Gary has been dead nearly ten years. He shot himself a few days after his long-suffering but much loved wife Mary Lou was taken by pneumonia. We still miss him.

"Out Of Hand" - Gary Stewart

"I See The Want To In Your Eyes" - Gary Stewart

"Quits" - Gary Stewart

"She Sings Amazing Grace" - Gary Stewart

Speaking of Gary's, the great Gary Johnson has today lead the mighty Yeovil Town to the play-off finals. Unfortunately I won't be able to get to Wembley as I am away, but I'll be scouring Wexford in the probably forlorn hope of finding somewhere showing the game.

For reasons unclear even to myself, this ones for Jamie McAllister and the lads.

Friday, 3 May 2013

Purple People

After lingering most of the week in Mozambique, we are heading vaguely homewards, stopping off first in Greece, where they are celebrating the Orthodox Easter. Here is some excellent garage/psych revival courtesy of Purple Overdose and their great 1988 album, "Exit #4".

"Elevation" - Purple Overdose

"Yellow Mole" - Purple Overdose

As a Bank Holiday bonus, here is some more garage/psych purplosity - but from the first time round.

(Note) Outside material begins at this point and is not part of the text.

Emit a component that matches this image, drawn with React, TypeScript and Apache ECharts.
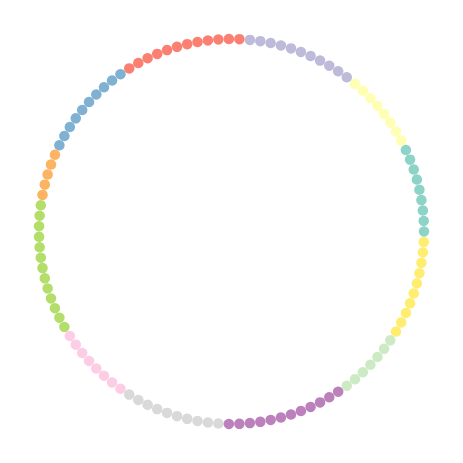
import React, { useEffect, useRef } from "react";
import * as echarts from "echarts";

const groupColors = [
  "#8dd3c7", "#ffffb3", "#bebada", "#fb8072", "#80b1d3", "#fdb462",
  "#b3de69", "#fccde5", "#d9d9d9", "#bc80bd", "#ccebc5", "#ffed6f",
];
const groupCounts = [9, 8, 11, 12, 10, 5, 13, 8, 10, 12, 7, 10];

export default function App() {
  const ref = useRef<HTMLDivElement>(null);
  useEffect(() => {
    if (!ref.current) return;
    const chart = echarts.init(ref.current, undefined, { renderer: "svg" });
    const total = groupCounts.reduce((a, b) => a + b, 0);
    const points: any[] = [];
    let idx = 0;
    groupCounts.forEach((c, g) => {
      for (let k = 0; k < c; k++) {
        points.push({ value: [1, idx], itemStyle: { color: groupColors[g], opacity: 1 } });
        idx++;
      }
    });
    chart.setOption({
      animation: false,
      polar: { center: ["50%", "50%"], radius: 192.5 },
      angleAxis: {
        type: "value",
        min: 0,
        max: total,
        startAngle: 0,
        clockwise: false,
        show: false,
      },
      radiusAxis: { type: "value", min: 0, max: 1, show: false },
      series: [
        {
          type: "scatter",
          coordinateSystem: "polar",
          symbol: "circle",
          symbolSize: 10.5,
          itemStyle: { opacity: 1 },
          data: points,
        },
      ],
    });
    return () => chart.dispose();
  }, []);
  return (
    <div
      ref={ref}
      style={{ position: "fixed", left: 0, top: 0, width: 463, height: 463, background: "#fff" }}
    />
  );
}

"Voices Green And Purple" - The Bees

"The Purple Cadger" - Robin Scott

"Pink, Purple, Yellow, Red" - The Sorrows

"Granny Takes A Trip" - The Purple Gang

And you can't really have a purple post without His Purpleness, can you? But we're not going for the obvious one.

Wednesday, 1 May 2013

Tsonga Chongo?

We are going to stick with Mozambique for now, and introduce you to the music of the late Zaida Chongo. A big star in the 1990s in collaboration with her husband Carlos, she died in 2004 a couple of weeks short of her 34th birthday.

According to a mangled translation of an article in Portuguese on Wikipedia, "at one point marital disagreements and internal conflicts begin to take care of the couple when Zaida starts to get carried away by excessive consumption of alcoholic beverages", and it was this that led to her untimely demise.

Zaida was born in Xai-Xai in Gaza Province in southern Mozambique. The largest ethnic group in that province are the Shangaan (aka Tsonga). I'm not sure that I can technically justify labelling her music Tsonga Disco, but you'll spot some similarities.